Finding courage to heal

“The Lord gave me a burden for these vulnerable children and their families,” said a Christian Aid partner who operates a girls´ rescue ministry in Nepal. “I want to warn them of the dangers. At the same time, I see their need for hope and their desperate environment.”

Trafficking was such a problem in her own city of Hetauda that this compassionate believer decided to do something about it. Along with her husband and an assistant, they organized a program 14 years ago to educate villagers about the tactics traffickers use to snare children. Other women joined their team and received training to instruct more groups of people.

The Awareness Film Program educates Nepali youth about the deceptive tactics of would-be traffickers.

Through the ministry´s Awareness Film Program, more than 8,000 Nepali girls have learned the cunning ploys of those who might bring them harm. The Christian team goes from village to village showing the films, encouraging residents to report suspicious activity, and lending insight into how to protect their daughters. Most importantly, the workers bring good news of the Savior Who can restore their broken lives.

“If I had not been a believer, I could have been misled into prostitution myself. I am grateful to God that He spared me from such a miserable fate, and then chose me to work among my own people,” the ministry leader said. “My vision is not only to warn, educate, feed, or give shelter, but also to share the gospel with them.”

The couple sought to provide a place of healing for girls left scarred by exploitation. In the early years they opened their own home, providing meals and shelter and sharing the love of Jesus Christ.

In 2011 the ministry was able to purchase a facility to use as a safe house, thanks to gifts from Christian Aid donors. Thus far they have rescued and cared for 10 youth.

Unfortunately the girls have experienced problems this summer with young men who are making offensive comments and throwing small rocks at the dormitory. One man even climbed onto the roof. The ministry needs to build a higher, more secure wall to protect the occupants.

When young women are removed from months or even years of abuse, they need a helping hand to resume “normal life.” Emotional adjustment becomes more challenging when some try to return home only to face rejection by their families.
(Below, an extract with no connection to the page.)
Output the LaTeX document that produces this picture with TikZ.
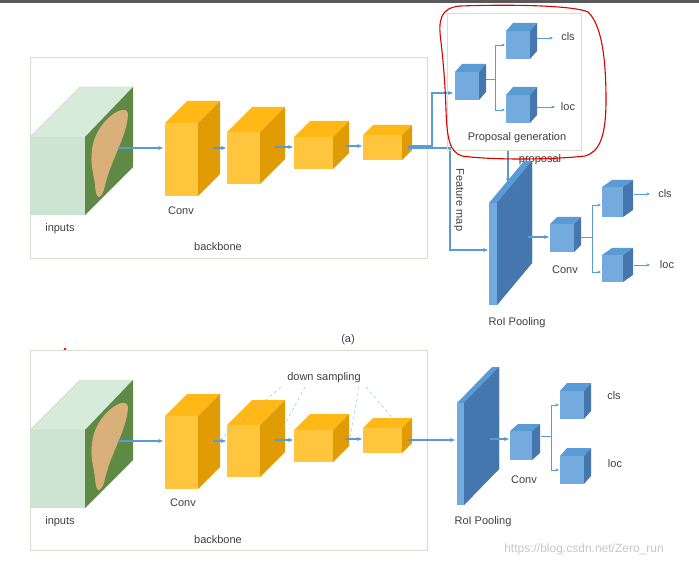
\documentclass[tikz,border=0pt]{standalone}
\usepackage{fontspec}
\setmainfont{Liberation Sans}
\usetikzlibrary{arrows.meta}
\definecolor{of}{HTML}{FFB815}\definecolor{ot}{HTML}{FFC63D}\definecolor{os}{HTML}{E09B05}
\definecolor{bf}{HTML}{5B9BD5}\definecolor{bt}{HTML}{73ABDF}\definecolor{bs}{HTML}{4676AE}
\definecolor{gf}{HTML}{CDE5D0}\definecolor{gt}{HTML}{D6EBD9}
\definecolor{gr}{HTML}{5E8A45}\definecolor{dg}{HTML}{D9B07A}
\definecolor{ln}{HTML}{5B9BD5}\definecolor{bx}{HTML}{D5DDCF}
\newcommand{\cub}[9]{%
 \fill[#7] (#1,#2)--++(#5,#6)--++(#3,0)--++(-#5,-#6)--cycle;
 \fill[#9] (#1+#3,#2)--++(#5,#6)--++(0,#4)--++(-#5,-#6)--cycle;
 \fill[#8] (#1,#2) rectangle ++(#3,#4);}
\newcommand{\dogcube}[1]{%
 \begin{scope}[yshift=-#1]
 \fill[gt] (30,137)--(80,87)--(133,87)--(85,137)--cycle;
 \fill[gf] (30,137) rectangle (85,215);
 \draw[gf!70!black!40, line width=.4] (30,137)--(80,87)--(133,87)--(85,137)--cycle (30,137) rectangle (85,215);
 \fill[gr] (85,137)--(133,87)--(133,167)--(85,215)--cycle;
 \fill[dg] (92,150) .. controls (95,120) and (128,100) .. (128,115) .. controls (126,140) and (110,160) .. (104,190) .. controls (100,200) and (96,200) .. (95,185) .. controls (94,175) and (90,165) .. (92,150);
 \end{scope}}
\tikzset{ar/.style={ln,line width=1.2,-{Stealth[length=5pt,width=4pt]}},
 tar/.style={ln,line width=.6,-{Stealth[length=3.5pt,width=3pt]}},
 lab/.style={font=\fontsize{11}{13}\selectfont,text=black!75,inner sep=0},
 box/.style={draw=bx,line width=.8}}
\begin{document}
\begin{tikzpicture}[x=1pt,y=-1pt]
\useasboundingbox (0,0) rectangle (699,564);
\fill[white] (0,0) rectangle (699,564);
\fill[black!65] (0,0) rectangle (699,3);
% ---------- top ----------
\draw[box] (30,57) rectangle (427,258);
\dogcube{0}
\cub{165}{123}{33}{73}{22}{-22}{of}{ot}{os}
\cub{227}{132}{33}{52}{25}{-25}{of}{ot}{os}
\cub{294}{137}{39}{32}{16}{-16}{of}{ot}{os}
\cub{363}{135}{39}{25}{10}{-10}{of}{ot}{os}
\node[lab] (conv1) at (181,211) {Conv};
\node[lab] (in1) at (60,229) {inputs};
\node[lab] (bb1) at (218,247) {backbone};
\coordinate (a1) at (118,148); \coordinate (a2) at (163,148);
\coordinate (a3) at (213,148); \coordinate (a4) at (226,148);
\coordinate (a5) at (275,147); \coordinate (a6) at (293,147);
\coordinate (a7) at (345,146); \coordinate (a8) at (362,146);
\draw[ar] (a1)--(a2); \draw[ar] (a3)--(a4); \draw[ar] (a5)--(a6); \draw[ar] (a7)--(a8);
\coordinate (f0) at (408,146); \coordinate (f1) at (453,93); \coordinate (f2) at (488,250);
\draw[ar] (f0)-|(432,93)--(f1);
\draw[ar] (408,148)-|(450,250)--(f2);
\node[lab,rotate=-90] (fm) at (459,200) {Feature map};
% proposal generation
\draw[box] (447,13) rectangle (581,150);
\cub{455}{72}{24}{28}{7}{-8}{bf}{bt}{bs}
\cub{506}{31}{24}{28}{7}{-8}{bf}{bt}{bs}
\cub{506}{95}{24}{28}{7}{-8}{bf}{bt}{bs}
\coordinate (p0) at (486,79); \coordinate (pc) at (505,45); \coordinate (pl) at (505,110);
\draw[ln,line width=.6] (p0)--(495,79);
\draw[tar] (495,79)|-(pc); \draw[tar] (495,79)|-(pl);
\node[lab] (pcls) at (568,37) {cls};
\node[lab] (ploc) at (568,107) {loc};
\draw[tar] (537,38)--(553,38); \draw[tar] (537,107)--(555,107);
\node[lab] (pg) at (517,138) {Proposal generation};
\node[lab] (prop) at (540,160) {proposal};
\coordinate (q0) at (508,151); \coordinate (q1) at (508,183);
\draw[ar] (q0)--(q1);
% RoI pooling top
\cub{489}{203}{8}{102}{35}{-42}{bf}{bt}{bs}
\fill[bs] (497,203)--(532,161)--(532,263)--(497,305)--cycle;
\node[lab] (roi1) at (517,323) {RoI Pooling};
\coordinate (r0) at (528,237); \coordinate (r1) at (549,237);
\draw[ar] (r0)--(r1);
\cub{550}{224}{24}{28}{7}{-7}{bf}{bt}{bs}
\cub{602}{187}{21}{30}{10}{-7}{bf}{bt}{bs}
\cub{602}{255}{21}{27}{10}{-7}{bf}{bt}{bs}
\node[lab] (conv2) at (565,270) {Conv};
\coordinate (c0) at (581,237); \coordinate (cc) at (601,205); \coordinate (cl) at (601,272);
\draw[ln,line width=.6] (c0)--(592,237);
\draw[tar] (592,237)|-(cc); \draw[tar] (592,237)|-(cl);
\node[lab] (ccls) at (665,194) {cls};
\node[lab] (cloc) at (667,265) {loc};
\draw[tar] (634,194)--(650,194); \draw[tar] (634,265)--(650,265);
\node[lab] (a) at (348,340) {(a)};
% red freehand
\draw[red!85!black,line width=1.1] (441,42) .. controls (438,20) and (440,8) .. (460,6) .. controls (520,4) and (575,6) .. (588,12) .. controls (602,25) and (606,60) .. (606,100) .. controls (606,135) and (600,152) .. (585,156) .. controls (550,160) and (490,160) .. (462,156) .. controls (450,152) and (447,140) .. (446,110) .. controls (445,80) and (443,60) .. (441,42);
% ---------- bottom ----------
\fill[red] (65,349) circle (1.3);
\draw[box] (30,350) rectangle (427,550);
\dogcube{293}
\cub{165}{416}{33}{73}{22}{-22}{of}{ot}{os}
\cub{227}{425}{33}{52}{25}{-25}{of}{ot}{os}
\cub{294}{430}{39}{32}{16}{-16}{of}{ot}{os}
\cub{363}{428}{39}{25}{10}{-10}{of}{ot}{os}
\node[lab] (conv3) at (183,503) {Conv};
\node[lab] (in2) at (60,522) {inputs};
\node[lab] (bb2) at (218,540) {backbone};
\node[lab] (ds) at (324,378) {down sampling};
\coordinate (b1) at (118,441); \coordinate (b2) at (163,441);
\coordinate (b3) at (213,441); \coordinate (b4) at (226,441);
\coordinate (b5) at (275,440); \coordinate (b6) at (293,440);
\coordinate (b7) at (345,439); \coordinate (b8) at (362,439);
\draw[ar] (b1)--(b2); \draw[ar] (b3)--(b4); \draw[ar] (b5)--(b6); \draw[ar] (b7)--(b8);
\draw[ln!70,dashed,line width=.4] (281,387)--(215,444) (305,387)--(277,439) (359,387)--(350,439) (366,387)--(401,428);
\coordinate (g0) at (408,440); \coordinate (g1) at (455,440);
\draw[ar] (g0)--(g1);
\cub{457}{403}{7}{102}{35}{-36}{bf}{bt}{bs}
\fill[bs] (464,403)--(499,367)--(499,469)--(464,505)--cycle;
\node[lab] (roi2) at (483,522) {RoI Pooling};
\coordinate (h0) at (490,439); \coordinate (h1) at (509,439);
\draw[ar] (h0)--(h1);
\cub{510}{431}{22}{29}{8}{-7}{bf}{bt}{bs}
\cub{560}{391}{24}{28}{7}{-8}{bf}{bt}{bs}
\cub{560}{456}{24}{28}{7}{-8}{bf}{bt}{bs}
\node[lab] (conv4) at (524,480) {Conv};
\coordinate (k0) at (541,436); \coordinate (kc) at (559,405); \coordinate (kl) at (559,470);
\draw[ln,line width=.6] (k0)--(551,436);
\draw[tar] (551,436)|-(kc); \draw[tar] (551,436)|-(kl);
\node[lab] (bcls) at (614,396) {cls};
\node[lab] (bloc) at (615,464) {loc};
\node[font=\fontsize{12}{14}\selectfont,text=black!22,inner sep=0] (wm) at (584,549) {https://blog.csdn.net/Zero\_run};
\end{tikzpicture}
\end{document}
Many are uneducated and lack job skills.

The ministry offers a vocational training program that prepares these women for employment in tailoring, weaving, and jewelry-making. They also receive counseling and participate in Bible studies.

This past spring 35 girls and women, all victims of trafficking or domestic violence, participated in the counseling program. Six of them committed their hearts to the Lord.

Minu´s story

One of the children the ministry recently rescued from a life of abuse and violence was an eight-year-old girl named Minu.

These young women are finding new hope through the ministry´s rehabilitation program.

Minu came from a remote mountainous area in Nepal. She had never experienced the love of a mother and father. Minu has no memory of her mother, who died when she was just two months old. Her father blamed the infant for his wife´s death. Desperate to get rid of her, he offered to give away his only cow to anyone in the village who would take the baby.

The couple that “adopted” Minu treated her more like a slave girl than a daughter. When she became old enough to help with chores, Minu was forced to go into the forest in the early morning hours to gather firewood. She was mentally and physically abused.

A member of the family feared for Minu´s safety, especially since the husband was a heavy drinker. She sought help from someone who could remove the child from such a destructive environment. A man from a neighboring village told her about a safe house for abused and neglected girls, and the family member arranged for the ministry to come and take Minu away.

“Her general condition was so poor and dirty,” said the ministry leader. “She had lice and I gave her a nice bath and cleaned her hair.”

The other girls in the shelter have tried to help Minu feel welcome. After all, she is part of a loving family now.

“She lost everything in her life, including parents and their love,” the leader said. “Now we can give her God´s love and our family love and care, as well as care for her basic needs.”